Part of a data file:
** Start **

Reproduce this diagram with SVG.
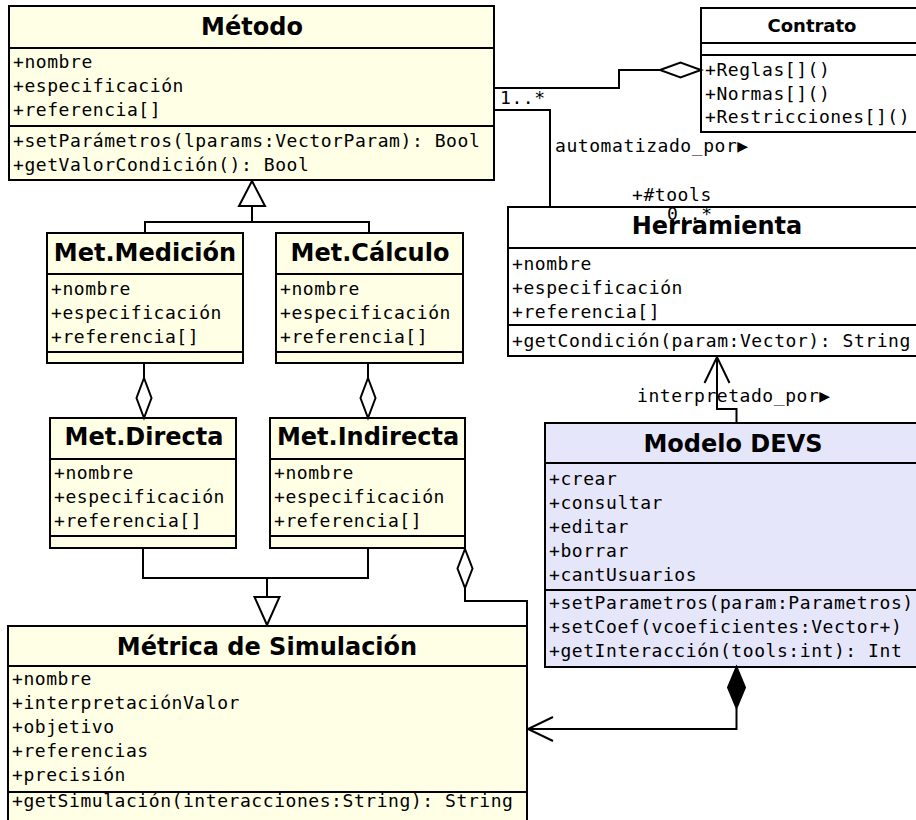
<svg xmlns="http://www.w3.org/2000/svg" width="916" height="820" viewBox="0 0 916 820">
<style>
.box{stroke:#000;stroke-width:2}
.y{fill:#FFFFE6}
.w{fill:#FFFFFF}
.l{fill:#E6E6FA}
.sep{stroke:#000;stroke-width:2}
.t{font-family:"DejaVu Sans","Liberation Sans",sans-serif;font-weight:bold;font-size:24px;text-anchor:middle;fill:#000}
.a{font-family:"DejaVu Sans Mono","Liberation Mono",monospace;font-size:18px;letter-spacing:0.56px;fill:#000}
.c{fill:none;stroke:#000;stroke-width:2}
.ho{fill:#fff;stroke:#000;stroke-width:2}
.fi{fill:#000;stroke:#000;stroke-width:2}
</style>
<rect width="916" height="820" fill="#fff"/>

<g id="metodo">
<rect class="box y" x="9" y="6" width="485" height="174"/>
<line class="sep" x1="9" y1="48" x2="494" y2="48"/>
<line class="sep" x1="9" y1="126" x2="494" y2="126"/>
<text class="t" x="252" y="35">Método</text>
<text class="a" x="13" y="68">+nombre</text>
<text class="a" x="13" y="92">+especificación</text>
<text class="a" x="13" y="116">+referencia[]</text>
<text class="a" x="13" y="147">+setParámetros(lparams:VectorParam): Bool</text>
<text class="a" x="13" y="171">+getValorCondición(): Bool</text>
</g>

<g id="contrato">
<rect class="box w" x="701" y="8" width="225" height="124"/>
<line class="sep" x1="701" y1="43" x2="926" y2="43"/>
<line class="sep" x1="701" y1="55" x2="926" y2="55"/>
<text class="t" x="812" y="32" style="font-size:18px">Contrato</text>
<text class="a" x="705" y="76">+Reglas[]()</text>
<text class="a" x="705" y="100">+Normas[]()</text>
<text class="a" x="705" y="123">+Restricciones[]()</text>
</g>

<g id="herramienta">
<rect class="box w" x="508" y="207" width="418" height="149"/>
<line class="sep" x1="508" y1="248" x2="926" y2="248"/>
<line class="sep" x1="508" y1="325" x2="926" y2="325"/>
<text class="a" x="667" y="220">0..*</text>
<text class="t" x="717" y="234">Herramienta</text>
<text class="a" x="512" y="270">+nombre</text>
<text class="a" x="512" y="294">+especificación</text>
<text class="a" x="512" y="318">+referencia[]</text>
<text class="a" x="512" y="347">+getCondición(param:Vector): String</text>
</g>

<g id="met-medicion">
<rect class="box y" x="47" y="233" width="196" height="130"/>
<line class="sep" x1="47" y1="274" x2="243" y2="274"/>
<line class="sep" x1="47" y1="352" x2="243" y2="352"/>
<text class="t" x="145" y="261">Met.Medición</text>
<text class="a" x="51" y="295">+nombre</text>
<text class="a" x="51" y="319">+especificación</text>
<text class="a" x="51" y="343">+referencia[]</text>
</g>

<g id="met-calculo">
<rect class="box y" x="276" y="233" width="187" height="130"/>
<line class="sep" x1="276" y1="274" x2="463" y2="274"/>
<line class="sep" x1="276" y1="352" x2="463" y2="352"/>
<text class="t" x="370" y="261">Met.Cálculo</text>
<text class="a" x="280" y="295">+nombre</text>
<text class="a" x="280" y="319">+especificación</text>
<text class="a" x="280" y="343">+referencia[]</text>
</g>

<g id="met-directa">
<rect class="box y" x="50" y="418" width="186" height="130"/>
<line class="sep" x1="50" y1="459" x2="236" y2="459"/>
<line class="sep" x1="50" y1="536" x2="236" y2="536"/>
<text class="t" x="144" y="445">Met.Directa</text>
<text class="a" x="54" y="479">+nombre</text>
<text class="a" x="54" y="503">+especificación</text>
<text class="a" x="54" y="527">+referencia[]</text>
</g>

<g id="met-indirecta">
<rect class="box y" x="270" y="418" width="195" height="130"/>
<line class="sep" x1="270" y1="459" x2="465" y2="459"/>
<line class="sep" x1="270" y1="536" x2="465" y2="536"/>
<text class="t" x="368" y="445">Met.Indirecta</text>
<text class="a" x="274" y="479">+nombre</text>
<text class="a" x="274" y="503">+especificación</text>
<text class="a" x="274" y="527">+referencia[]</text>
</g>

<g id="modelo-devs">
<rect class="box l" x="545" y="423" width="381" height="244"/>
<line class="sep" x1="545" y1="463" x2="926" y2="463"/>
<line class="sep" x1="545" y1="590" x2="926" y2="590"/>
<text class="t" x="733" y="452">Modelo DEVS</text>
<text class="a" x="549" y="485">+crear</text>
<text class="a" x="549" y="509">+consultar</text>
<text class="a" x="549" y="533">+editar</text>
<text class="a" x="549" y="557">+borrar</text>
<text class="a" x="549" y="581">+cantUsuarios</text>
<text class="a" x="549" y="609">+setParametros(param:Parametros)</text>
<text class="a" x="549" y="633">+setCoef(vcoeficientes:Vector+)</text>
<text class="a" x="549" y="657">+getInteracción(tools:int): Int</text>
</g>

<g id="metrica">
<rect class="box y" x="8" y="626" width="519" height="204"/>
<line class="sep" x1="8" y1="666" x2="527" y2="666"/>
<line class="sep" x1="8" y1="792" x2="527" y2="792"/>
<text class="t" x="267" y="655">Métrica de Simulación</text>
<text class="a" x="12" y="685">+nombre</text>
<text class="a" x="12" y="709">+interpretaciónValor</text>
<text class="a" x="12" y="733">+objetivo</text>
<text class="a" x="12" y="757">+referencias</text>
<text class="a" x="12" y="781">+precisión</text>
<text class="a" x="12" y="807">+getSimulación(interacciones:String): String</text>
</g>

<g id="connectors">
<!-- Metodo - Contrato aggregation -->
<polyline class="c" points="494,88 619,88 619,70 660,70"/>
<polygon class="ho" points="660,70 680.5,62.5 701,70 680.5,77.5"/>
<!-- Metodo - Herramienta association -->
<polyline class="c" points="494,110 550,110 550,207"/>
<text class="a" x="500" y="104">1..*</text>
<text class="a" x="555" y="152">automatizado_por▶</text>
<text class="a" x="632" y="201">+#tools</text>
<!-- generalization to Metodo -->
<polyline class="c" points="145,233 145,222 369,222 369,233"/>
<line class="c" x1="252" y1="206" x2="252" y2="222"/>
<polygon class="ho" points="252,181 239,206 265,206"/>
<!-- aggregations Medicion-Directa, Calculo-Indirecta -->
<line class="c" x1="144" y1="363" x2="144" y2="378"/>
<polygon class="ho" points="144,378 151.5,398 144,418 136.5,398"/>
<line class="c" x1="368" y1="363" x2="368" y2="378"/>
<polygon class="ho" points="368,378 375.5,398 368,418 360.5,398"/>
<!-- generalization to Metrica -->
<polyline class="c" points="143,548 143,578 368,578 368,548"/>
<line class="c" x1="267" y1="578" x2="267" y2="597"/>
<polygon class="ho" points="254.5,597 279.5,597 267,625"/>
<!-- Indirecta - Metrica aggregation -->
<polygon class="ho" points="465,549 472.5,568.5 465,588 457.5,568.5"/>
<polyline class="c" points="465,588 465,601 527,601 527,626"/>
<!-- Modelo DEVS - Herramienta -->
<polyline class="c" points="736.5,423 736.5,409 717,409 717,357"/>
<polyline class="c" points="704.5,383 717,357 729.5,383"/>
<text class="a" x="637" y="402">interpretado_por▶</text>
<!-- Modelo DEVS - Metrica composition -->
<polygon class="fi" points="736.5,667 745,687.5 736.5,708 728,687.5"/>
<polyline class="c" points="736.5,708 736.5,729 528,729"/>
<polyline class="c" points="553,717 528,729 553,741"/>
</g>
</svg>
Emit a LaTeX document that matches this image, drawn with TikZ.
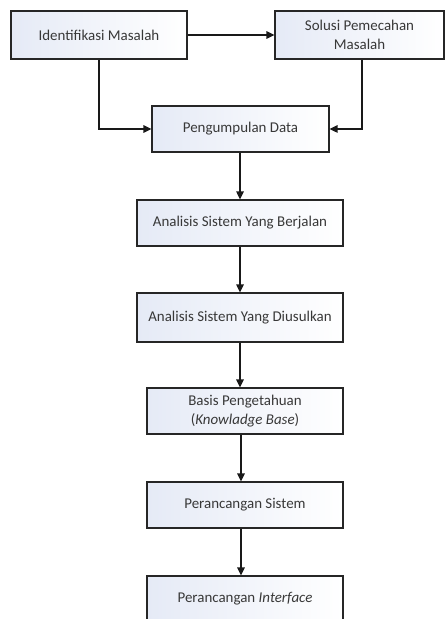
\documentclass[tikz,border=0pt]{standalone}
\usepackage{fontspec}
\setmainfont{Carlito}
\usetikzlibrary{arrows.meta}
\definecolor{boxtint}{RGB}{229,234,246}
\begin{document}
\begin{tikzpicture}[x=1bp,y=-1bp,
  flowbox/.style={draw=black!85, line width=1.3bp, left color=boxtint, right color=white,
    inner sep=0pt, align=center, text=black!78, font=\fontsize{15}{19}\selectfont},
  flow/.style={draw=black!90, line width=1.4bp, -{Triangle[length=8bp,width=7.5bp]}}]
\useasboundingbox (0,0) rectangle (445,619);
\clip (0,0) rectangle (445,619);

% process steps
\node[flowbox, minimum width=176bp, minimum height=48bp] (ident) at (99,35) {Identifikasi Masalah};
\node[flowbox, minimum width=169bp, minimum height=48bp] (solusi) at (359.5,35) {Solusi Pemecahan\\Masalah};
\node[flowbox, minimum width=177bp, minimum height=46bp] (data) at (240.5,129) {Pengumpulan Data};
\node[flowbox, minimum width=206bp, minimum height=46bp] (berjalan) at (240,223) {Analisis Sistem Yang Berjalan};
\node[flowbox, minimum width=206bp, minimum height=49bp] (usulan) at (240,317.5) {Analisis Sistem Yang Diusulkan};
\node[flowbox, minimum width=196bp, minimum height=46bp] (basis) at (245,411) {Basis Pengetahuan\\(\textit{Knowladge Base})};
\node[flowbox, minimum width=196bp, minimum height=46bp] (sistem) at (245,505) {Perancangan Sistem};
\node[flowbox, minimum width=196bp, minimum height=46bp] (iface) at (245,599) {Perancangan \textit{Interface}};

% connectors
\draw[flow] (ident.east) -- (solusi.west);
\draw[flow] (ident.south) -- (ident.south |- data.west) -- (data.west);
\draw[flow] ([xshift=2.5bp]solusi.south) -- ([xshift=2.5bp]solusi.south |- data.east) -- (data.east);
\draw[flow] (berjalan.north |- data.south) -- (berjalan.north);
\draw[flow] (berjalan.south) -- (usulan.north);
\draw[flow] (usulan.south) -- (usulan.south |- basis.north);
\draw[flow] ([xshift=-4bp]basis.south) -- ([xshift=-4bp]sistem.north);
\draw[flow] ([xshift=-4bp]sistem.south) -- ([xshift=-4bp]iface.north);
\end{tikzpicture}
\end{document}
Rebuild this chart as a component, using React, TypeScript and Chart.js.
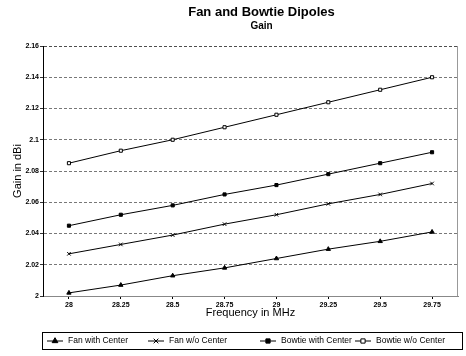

** End **

## Your task
Give only the number of lines in the records that include the word "with".

## Solution below
2